Выбрать главу

Итак, мы, как говорится, откровенно обменялись взглядами. В их глазах я остался кем-то вроде средневекового исполнителя указов гонителя евреев. Но их чувства меня вовсе не огорчали. Я был абсолютно уверен в своей правоте и имел достаточно оснований полагать, что защищаю интересы большой группы еврейского студенчества.

Однажды моя помощница по административным вопросам, которая за 40 с лишним лет службы перевидала четырех деканов, сказала мне: «Мистер Розовски, быть деканом вообще очень трудно, но быть деканом-евреем просто невозможно».

11.00

Я перехожу двором из главного здания (Юниверсити-холл) в Массачусетский, чтобы встретиться с президентом. Эта тропа порядком исхожена. Один я мог бы давно ее протоптать.

Как всегда, президент горячо приветствует меня. Он хлопает меня по плечу, весело смеется, и мы устраиваемся в удобных креслах его кабинета. Кресло, в котором я сижу, привычно промято. Кресло, как и тропинка, мои старинные приятели. Мы часто встречаемся, по меньшей мере три или четыре раза в неделю, и каждый раз наши встречи ассоциируются у меня с приятными воспоминаниями. Я наслаждаюсь обществом президента, это самые лучшие минуты дня.

Обсуждаются два совершенно разных вопроса. Мое горячее стремление к экономии помогло быстро принять решение реже красить стены аудиторий: облезшая краска еще никому не помешала успешно учиться. К сожалению, побочный эффект этого решения состоит в необходимости сократить бригаду маляров. Президент напоминает мне, что в данном случае лучше всего руководствоваться принципом «кто последним пришел, тот первым ушел». Но тут же оказывается, что все подлежащие увольнению маляры – негры. Мы оба приходим к заключению, что факультет может позволить себе сохранить прежний режим косметического ремонта.

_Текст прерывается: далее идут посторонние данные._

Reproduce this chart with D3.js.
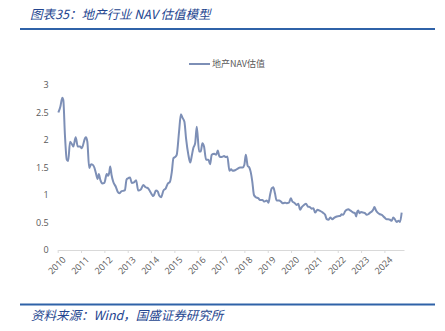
<!DOCTYPE html>
<html>
<head>
<meta charset="utf-8">
<script src="https://cdn.jsdelivr.net/npm/d3@7"></script>
<style>
  html, body { margin: 0; padding: 0; background: #ffffff; }
  svg { display: block; }
</style>
</head>
<body>
<svg id="chart" width="445" height="331"></svg>
<script>
// Sample times as decimal years
const periods = [
  2010.03, 2010.11, 2010.20, 2010.24, 2010.31, 2010.39, 2010.45, 2010.53, 2010.63, 2010.67,
  2010.77, 2010.86, 2010.96, 2011.03, 2011.17, 2011.21, 2011.27, 2011.35, 2011.43, 2011.50,
  2011.57, 2011.63, 2011.71, 2011.76, 2011.83, 2011.91, 2012.00, 2012.10, 2012.16, 2012.21,
  2012.25, 2012.31, 2012.38, 2012.49, 2012.57, 2012.64, 2012.74, 2012.84, 2012.88, 2012.95,
  2013.00, 2013.10, 2013.17, 2013.27, 2013.36, 2013.45, 2013.56, 2013.67, 2013.77, 2013.88,
  2013.99, 2014.10, 2014.21, 2014.29, 2014.35, 2014.43, 2014.53, 2014.63, 2014.71, 2014.81,
  2014.89, 2014.96, 2015.03, 2015.10, 2015.20, 2015.28, 2015.34, 2015.43, 2015.50, 2015.60,
  2015.68, 2015.74, 2015.81, 2015.89, 2015.96, 2016.06, 2016.13, 2016.20, 2016.27, 2016.36,
  2016.46, 2016.53, 2016.60, 2016.71, 2016.79, 2016.86, 2016.93, 2017.03, 2017.13, 2017.20,
  2017.27, 2017.36, 2017.43, 2017.50, 2017.60, 2017.72, 2017.81, 2017.93, 2018.00, 2018.06,
  2018.10, 2018.14, 2018.21, 2018.27, 2018.34, 2018.41, 2018.49, 2018.60, 2018.67, 2018.77,
  2018.86, 2018.96, 2019.03, 2019.10, 2019.17, 2019.24, 2019.31, 2019.38, 2019.49, 2019.57,
  2019.64, 2019.74, 2019.81, 2019.91, 2019.99, 2020.06, 2020.14, 2020.24, 2020.31, 2020.39,
  2020.46, 2020.56, 2020.64, 2020.72, 2020.81, 2020.89, 2020.96, 2021.03, 2021.13, 2021.20,
  2021.29, 2021.36, 2021.46, 2021.53, 2021.60, 2021.68, 2021.77, 2021.86, 2021.96, 2022.06,
  2022.10, 2022.17, 2022.24, 2022.31, 2022.38, 2022.46, 2022.53, 2022.60, 2022.67, 2022.74,
  2022.79, 2022.84, 2022.88, 2022.93, 2023.00, 2023.10, 2023.17, 2023.24, 2023.31, 2023.39,
  2023.46, 2023.53, 2023.57, 2023.64, 2023.71, 2023.81, 2023.89, 2023.96, 2024.03, 2024.10,
  2024.17, 2024.24, 2024.31, 2024.38, 2024.46, 2024.53, 2024.60, 2024.67, 2024.74
];

// 地产 NAV 估值
const navValues = [
  2.50, 2.60, 2.77, 2.73, 2.09, 1.64, 1.62, 1.97, 1.91, 1.88,
  2.05, 1.88, 1.88, 1.85, 2.03, 2.05, 1.97, 1.49, 1.56, 1.55,
  1.50, 1.41, 1.29, 1.38, 1.27, 1.21, 1.22, 1.38, 1.35, 1.41,
  1.52, 1.36, 1.24, 1.15, 1.06, 1.03, 1.07, 1.08, 1.09, 1.28,
  1.30, 1.32, 1.22, 1.23, 1.27, 1.08, 1.10, 1.18, 1.14, 1.12,
  1.04, 0.98, 1.08, 1.06, 0.99, 0.96, 1.08, 1.12, 1.20, 1.24,
  1.42, 1.67, 1.69, 1.73, 2.15, 2.47, 2.41, 2.33, 2.03, 1.73,
  1.59, 1.70, 1.85, 1.94, 2.24, 1.79, 1.79, 1.94, 1.88, 1.64,
  1.64, 1.56, 1.73, 1.75, 1.73, 1.81, 1.70, 1.69, 1.71, 1.69,
  1.70, 1.44, 1.47, 1.44, 1.45, 1.48, 1.50, 1.50, 1.55, 1.73,
  1.64, 1.53, 1.50, 1.42, 1.24, 1.00, 0.96, 0.94, 0.91, 0.91,
  0.88, 0.90, 0.86, 1.00, 1.12, 1.14, 1.03, 0.90, 0.90, 0.88,
  0.85, 0.86, 0.85, 0.86, 0.94, 0.88, 0.86, 0.82, 0.84, 0.73,
  0.78, 0.82, 0.84, 0.79, 0.78, 0.75, 0.76, 0.68, 0.73, 0.72,
  0.70, 0.68, 0.64, 0.56, 0.55, 0.59, 0.56, 0.59, 0.61, 0.62,
  0.62, 0.65, 0.64, 0.70, 0.73, 0.74, 0.72, 0.70, 0.68, 0.67,
  0.61, 0.70, 0.72, 0.67, 0.69, 0.68, 0.67, 0.64, 0.65, 0.68,
  0.70, 0.74, 0.78, 0.72, 0.68, 0.65, 0.64, 0.61, 0.58, 0.56,
  0.56, 0.55, 0.53, 0.59, 0.55, 0.51, 0.53, 0.51, 0.68
];

const yearTicks = [2010, 2011, 2012, 2013, 2014, 2015, 2016, 2017, 2018, 2019, 2020, 2021, 2022, 2023, 2024];
const valueTicks = [0, 0.5, 1, 1.5, 2, 2.5, 3];

const titleText = "图表35：地产行业 NAV 估值模型";
const seriesName = "地产NAV估值";
const sourceText = "资料来源：Wind，国盛证券研究所";

const lineColor = "#7d8fb6";
const ruleColor = "#2f62a8";
const titleColor = "#24458f";
const labelColor = "#595959";
const cjkFont = "'Noto Sans CJK SC', 'Noto Sans', sans-serif";
const latinFont = "'Open Sans', 'Noto Sans', 'Noto Sans CJK SC', sans-serif";

const svg = d3.select("#chart");

// Header and footer
svg.append("text")
  .attr("x", 30).attr("y", 19)
  .attr("font-family", cjkFont)
  .attr("font-size", 12.5)
  .attr("font-style", "italic")
  .attr("fill", titleColor)
  .text(titleText);

svg.append("line")
  .attr("x1", 20).attr("x2", 435)
  .attr("y1", 29).attr("y2", 29)
  .attr("stroke", ruleColor).attr("stroke-width", 2);

svg.append("line")
  .attr("x1", 20).attr("x2", 435)
  .attr("y1", 304.5).attr("y2", 304.5)
  .attr("stroke", ruleColor).attr("stroke-width", 2);

svg.append("text")
  .attr("x", 31).attr("y", 320)
  .attr("font-family", cjkFont)
  .attr("font-size", 12.5)
  .attr("font-style", "italic")
  .attr("fill", titleColor)
  .text(sourceText);

// Plot area
const plot = { left: 57.7, right: 404, top: 85, bottom: 250 };

const x = d3.scaleLinear()
  .domain([2010, 2024.84])
  .range([plot.left, plot.right]);

const y = d3.scaleLinear()
  .domain([0, 3])
  .range([plot.bottom, plot.top]);

// Y axis: labels only
const yAxis = svg.append("g")
  .attr("transform", `translate(${plot.left - 5},0)`)
  .call(d3.axisLeft(y).tickValues(valueTicks).tickSize(0).tickPadding(4).tickFormat(d3.format("")));
yAxis.select(".domain").remove();
yAxis.selectAll("text")
  .attr("font-family", latinFont)
  .attr("font-size", 9)
  .attr("fill", labelColor);

// X axis
const xAxis = svg.append("g")
  .attr("transform", `translate(0,${plot.bottom})`)
  .call(d3.axisBottom(x).tickValues(yearTicks).tickSize(3).tickSizeOuter(0).tickFormat(d3.format("d")));
xAxis.select(".domain").attr("stroke", "#d9d9d9");
xAxis.selectAll(".tick line").attr("stroke", "#d9d9d9");
xAxis.selectAll("text")
  .attr("font-family", latinFont)
  .attr("font-size", 9)
  .attr("fill", labelColor)
  .attr("text-anchor", "end")
  .attr("dy", 0)
  .attr("transform", "translate(4,6) rotate(-45)");

// Series line
const series = periods.map((t, i) => ({ t, v: navValues[i] }));
const line = d3.line()
  .x(d => x(d.t))
  .y(d => y(d.v))
  .curve(d3.curveMonotoneX);

svg.append("path")
  .datum(series)
  .attr("d", line)
  .attr("fill", "none")
  .attr("stroke", lineColor)
  .attr("stroke-width", 2)
  .attr("stroke-linejoin", "round");

// Legend
const legend = svg.append("g").attr("transform", "translate(189,64)");
legend.append("line")
  .attr("x1", 0).attr("x2", 21)
  .attr("y1", 0).attr("y2", 0)
  .attr("stroke", lineColor).attr("stroke-width", 2);
legend.append("text")
  .attr("x", 23).attr("y", 3)
  .attr("font-family", cjkFont)
  .attr("font-size", 9)
  .attr("fill", labelColor)
  .text(seriesName);
</script>
</body>
</html>
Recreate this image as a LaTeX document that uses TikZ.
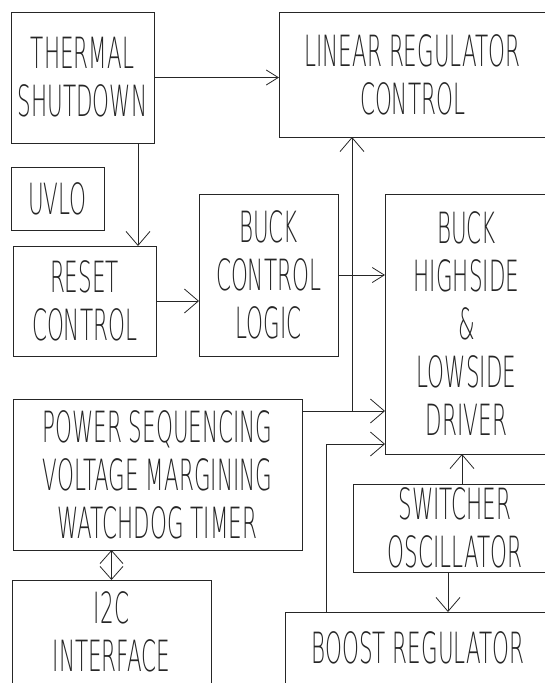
\documentclass[tikz,border=0pt]{standalone}
\usepackage{fontspec}
\newfontfamily\cadfont{DejaVu Sans ExtraLight}[FakeStretch=0.5]
\usetikzlibrary{arrows.meta,calc}

\tikzset{
  blk/.style={draw, inner sep=0pt, outer sep=0pt, align=center,
    font=\cadfont\fontsize{43}{48}\selectfont},
  arr/.style={-{Straight Barb[length=14pt,width=24pt]}},
  sarr/.style={-{Straight Barb[length=12pt,width=15pt]}},
}

\begin{document}
\begin{tikzpicture}[x=1pt, y=-1pt, line width=0.8pt, color=black!85]
\useasboundingbox (0,0) rectangle (545,683);
% --- Left column ---
\node[blk, minimum width=143pt, minimum height=131pt] (thermal) at (82.5,77.5)
  {THERMAL\\SHUTDOWN};
\node[blk, minimum width=93pt, minimum height=63pt] (uvlo) at (57.5,198.5)
  {UVLO};
\node[blk, minimum width=143pt, minimum height=110pt] (reset) at (84.5,301)
  {RESET\\CONTROL};
\node[blk, minimum width=289pt, minimum height=151pt] (power) at (157.5,474.5)
  {POWER SEQUENCING\\VOLTAGE MARGINING\\WATCHDOG TIMER};
\node[blk, minimum width=199pt, minimum height=104pt] (i2c) at (111.5,632)
  {I2C\\INTERFACE};
% --- Middle and right column (boxes run off the right edge) ---
\node[blk, minimum width=139pt, minimum height=162pt] (bcl) at (268.5,275)
  {BUCK\\CONTROL\\LOGIC};
\node[blk, minimum width=267pt, minimum height=125pt] (linear) at (412.5,74.5)
  {LINEAR REGULATOR\\CONTROL};
\node[blk, minimum width=163pt, minimum height=260pt] (driver) at (466.5,324)
  {BUCK\\HIGHSIDE\\\&\\LOWSIDE\\DRIVER};
\node[blk, minimum width=204pt, minimum height=88pt] (osc) at (455,528)
  {SWITCHER\\OSCILLATOR};
\node[blk, minimum width=266pt, minimum height=72pt] (boost) at (418,648)
  {BOOST REGULATOR};

% --- Connections ---
\draw[sarr] (thermal.east) -- (thermal.east -| linear.west);
\coordinate (tdown) at ([xshift=-16pt]thermal.south east);
\draw[arr] (tdown) -- (tdown |- reset.north);
\draw[arr] (reset.east) -- (reset.east -| bcl.west);
\draw[sarr] (bcl.east) -- (bcl.east -| driver.west);
% Power block feeds driver and the bus up to the linear regulator
\coordinate (pout) at ([yshift=-12pt]power.north east);
\coordinate (bus) at (352,411);
\draw[arr] (pout) -- (pout -| driver.west);
\draw[arr] (bus) -- (bus |- linear.south);
% Boost feedback into driver
\coordinate (bfb) at ([xshift=41pt]boost.north west);
\draw[arr] (bfb) |- ([yshift=10pt]driver.south west);
% Oscillator outputs
\coordinate (oup) at ([xshift=109pt]osc.north west);
\draw[arr] (oup) -- (oup |- driver.south);
\coordinate (odn) at ([xshift=95pt]osc.south west);
\draw[arr] (odn) -- (odn |- boost.north);
% I2C link
\draw[{Straight Barb[length=13pt,width=23pt]}-{Straight Barb[length=13pt,width=23pt]}]
  (i2c.north) -- (i2c.north |- power.south);
\end{tikzpicture}
\end{document}
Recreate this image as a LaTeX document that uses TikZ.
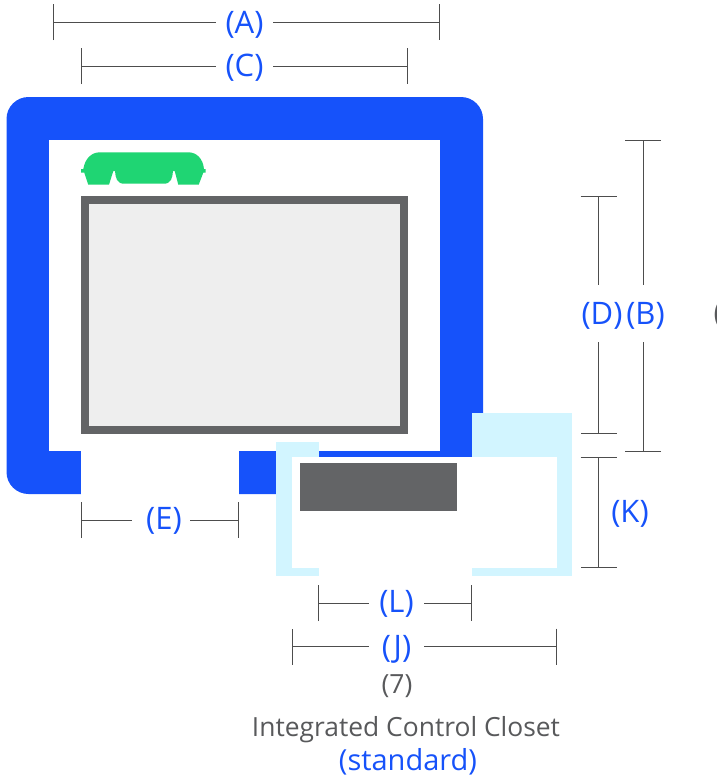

Потом мы переходим к обсуждению долгосрочного планирования и связанных с ним обстоятельств. Наше взаимное отношение к этому вопросу, вопреки, казалось бы, ожиданиям, одинаково заинтересованное, что совсем не характерно для людей наших с ним специальностей. Он как юрист должен был бы, наверное, сосредоточиваться на вещах более сиюминутных и практических. Я как экономист предположительно должен был бы склоняться к преимущественному вниманию к вопросам информатики, статистики и прочего, связанного с цифрами. Но в нашем случае все не так. Президент взирает на вверенный ему университет с олимпийских высот, выискивая недостатки, чтобы их тут же искоренить и вообще улучшить все, что можно. Он стоит на плечах деканов, всматриваясь вдаль, в даль времени, на десятилетия вперед. Себя же я ощущаю полевым командиром, на которого сыплется град пуль. Принимаемые мною решения определяются куда более скромными рамками – часов, в лучшем случае – недель. Деканского Олимпа еще не открыли! Может, я ошибаюсь, но мне кажется, множество мероприятий, которые мы сейчас обсуждаем, уже приходили мне на ум. Но я глубоко уважаю мудрость и интеллект президента и понимаю, что он наталкивает меня на определенные выводы, так что у меня создается впечатление, будто я сам все придумал. Мы договариваемся насчет финансирования пятилетнего плана и решаем подробно изучить состояние дел на отделении романских языков.

12.00

Я тороплюсь назад в Юниверсити-холл той же исхоженной тропой, чтобы съесть сэндвич в обществе собратьев-деканов у себя в кабинете. Присутствуют: декан отдела аспирантуры факультета гуманитарных и естественных наук (специалист по русской истории), декан отделения прикладных наук (физик-статистик), заместитель декана по вопросам обучения (политолог), заместитель декана по биологическим наукам (нейробиолог), помощник по кадровым вопросам (логик) и мой помощник по планированию (историк и администратор). Наше собрание носит непринужденный характер. Мы сидим за кофейным столиком, каждый на своем привычном месте, едим одни и те же бутерброды, запивая кофе и кока-колой, бутылки с которой стоят прямо на стопках с бумагами. Наши встречи происходят еженедельно, длятся по два часа. Среди нас есть коллеги, встречающиеся за этим столиком на протяжении десятка лет. Это мои самые надежные советчики. От их глаза ничего не укроется. Им известно все, что знаю я (см. примеч. 4), и многое такое, о чем я не ведаю.